Don't read until you're ready: I read my first book in Portuguese before I started a course (already knew Spanish). I read two books in Haitian Creole while I was doing a course (had Spanish, Portuguese, English and a year of high school French to inform my learning). Yes it was intensive at first but it got better.
Graded readers: That's what the first few chapters of a book are for. They help get me up to grade.
Harry Potter: I am not interested in wizards, or wizardry, at all.
Finish a course: I've done that before, but I have also not finished them because I didn't need to- it's one of the (nice) hazards of using a multi-track approach.
Assimil: I've never used it but have looked at a few courses. I can't deal with the slow, unnaturally precise and clear audio.
Michel Thomas: The students, and MT himself- arrrrgggghhh!
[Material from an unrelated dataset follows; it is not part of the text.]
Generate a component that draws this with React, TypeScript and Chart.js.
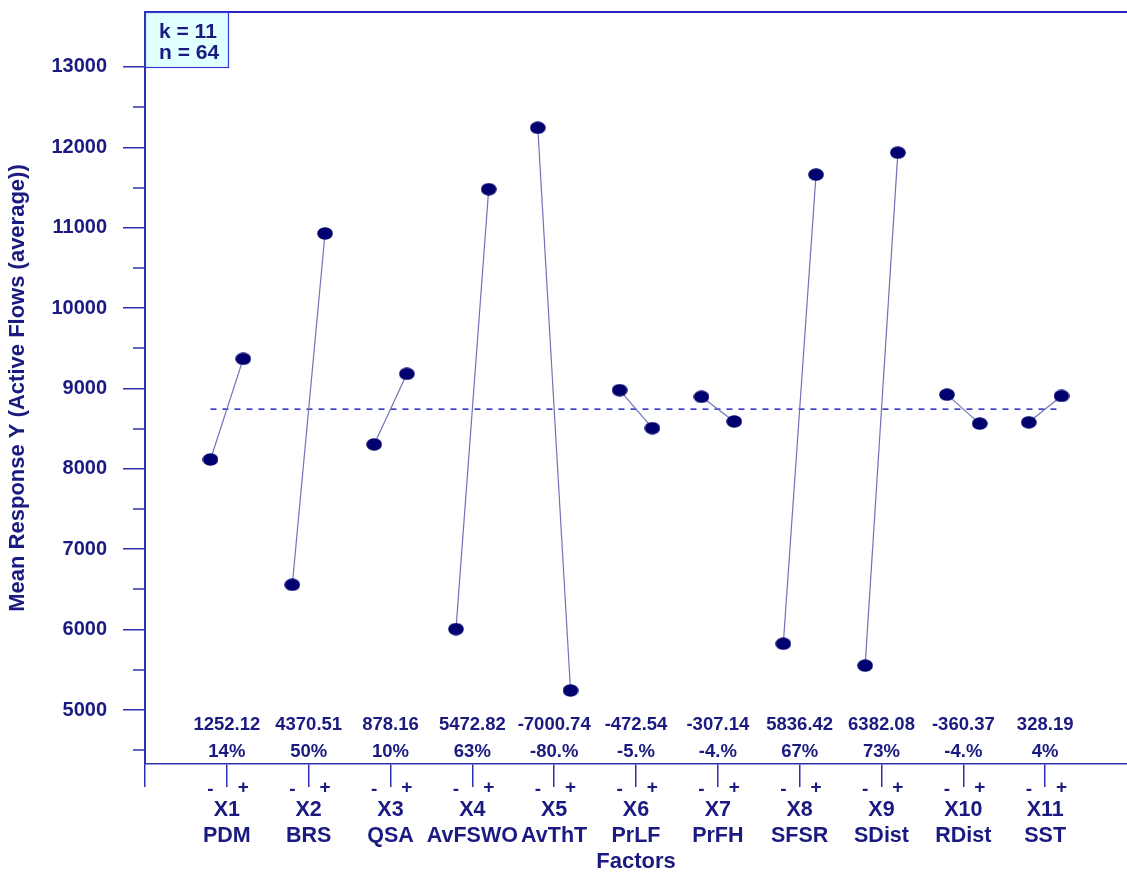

Pause button: My goal is to understand natural speech and also to respond to a drill quickly (in the space provided) If I can't do that, I'll do the unit again.
L/R: Not the traditional recommended method but TL audio and TL text, yes.
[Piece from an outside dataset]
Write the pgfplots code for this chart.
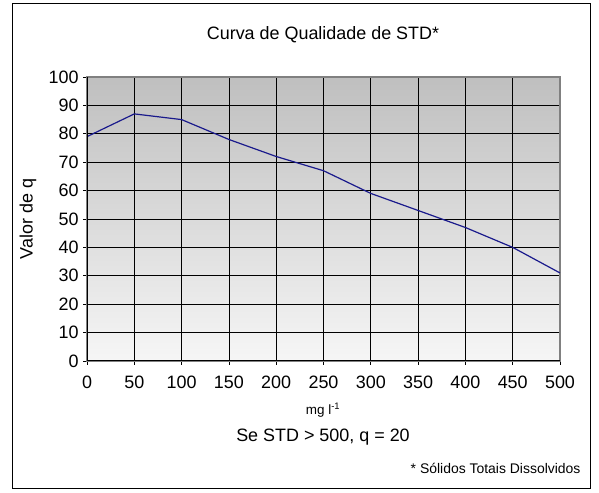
\documentclass[border=0pt]{standalone}
\usepackage{fontspec}
\setmainfont{Liberation Sans}
\usepackage{pgfplots}
\pgfplotsset{compat=1.18}
\definecolor{linenavy}{HTML}{1A1A8C}
\definecolor{bgtop}{HTML}{BFBFBF}
\definecolor{bgbot}{HTML}{F6F6F6}
\begin{document}
\begin{tikzpicture}[x=1bp,y=1bp]
\path (0,0) rectangle (599,493);
\draw[black, line width=1bp] (12,4) rectangle (590,489);
\begin{axis}[
    at={(87bp,132bp)}, anchor=south west,
    scale only axis,
    width=473bp, height=284bp,
    xmin=0, xmax=500, ymin=0, ymax=100,
    xtick={0,50,...,500}, ytick={0,10,...,100},
    grid=major,
    major grid style={black, line width=0.7bp},
    axis line style={draw=gray, line width=1.2bp},
    tick align=outside,
    xtick pos=bottom, ytick pos=left,
    major tick length=4bp,
    tick style={black, line width=0.7bp},
    ticklabel style={font=\fontsize{18}{20}\selectfont},
    xticklabel style={yshift=-7bp},
    yticklabel style={xshift=-1bp},
    /pgf/number format/assume math mode=true,
    axis background/.style={top color=bgtop, bottom color=bgbot},
]
\addplot[linenavy, line width=1.2bp, mark=none] coordinates {
    (0,79) (50,87) (100,85) (150,78) (200,72) (250,67)
    (300,59) (350,53) (400,47) (450,40) (500,31)
};
\draw[black, line width=1bp] (rel axis cs:0,1) -- (rel axis cs:0,0) -- (rel axis cs:1,0);
\end{axis}
\node[font=\fontsize{18}{20}\selectfont] at (323,458) {Curva de Qualidade de STD*};
\node[font=\fontsize{18}{20}\selectfont, rotate=90] at (28,274) {Valor de q};
\node[font=\fontsize{13.5}{15}\selectfont] at (323,83) {mg l\textsuperscript{-1}};
\node[font=\fontsize{18}{20}\selectfont] at (323,56) {Se STD > 500, q = 20};
\node[font=\fontsize{14}{16}\selectfont, anchor=east] at (584,25) {* Sólidos Totais Dissolvidos};
\end{tikzpicture}
\end{document}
Bilingual dictionaries: As soon as I can, I use a monolingual dictionary.
News in slow X: Not my thing. I'm not learning languages in order to speak slow or listen to slow.
Speak from Day 1: Not from Day 1 but as soon as I can communicate on a very basic level.
Sites designed for reading online: That's what my kindle is for.
Never use "boring" material: I am willing and happy to use "boring" material as long as it's for short time periods. In some languages, it may be all you can find.
Don't use the news: Again, I prefer news reports to straight-up newscasts, but if I'm just starting out, if it has a transcript- yes, I'll use it. I can pick up a lot of vocabulary in this way.

That being said, plenty of people have successfully learned a language using SRS, Assimil, Michel Thomas, Harry Potter, the pause button, News in slow X, etc. Learning a language on one's own seems to be taking some from here, some from there and learning what works for you well. Where some of us fall down is by being so rigid that we won't consider anything outside of our preconceived parameters. I may use subs2srs one day. I may try an Assimil course (if I can somehow manage to stand its pace and audio). You never know what means may be necessary to learn a particular language or what may or may not be available. I will learn a language by any means necessary- if my passion for learning it is strong.

I think this thread can be best summed up by the Zen koan: "When you meet the Buddha, you must kill him". Not literally but figuratively. You must find your own path and not slavishly follow the path of someone else. The vast majority of us are here because we have followed (or want to follow) our own path.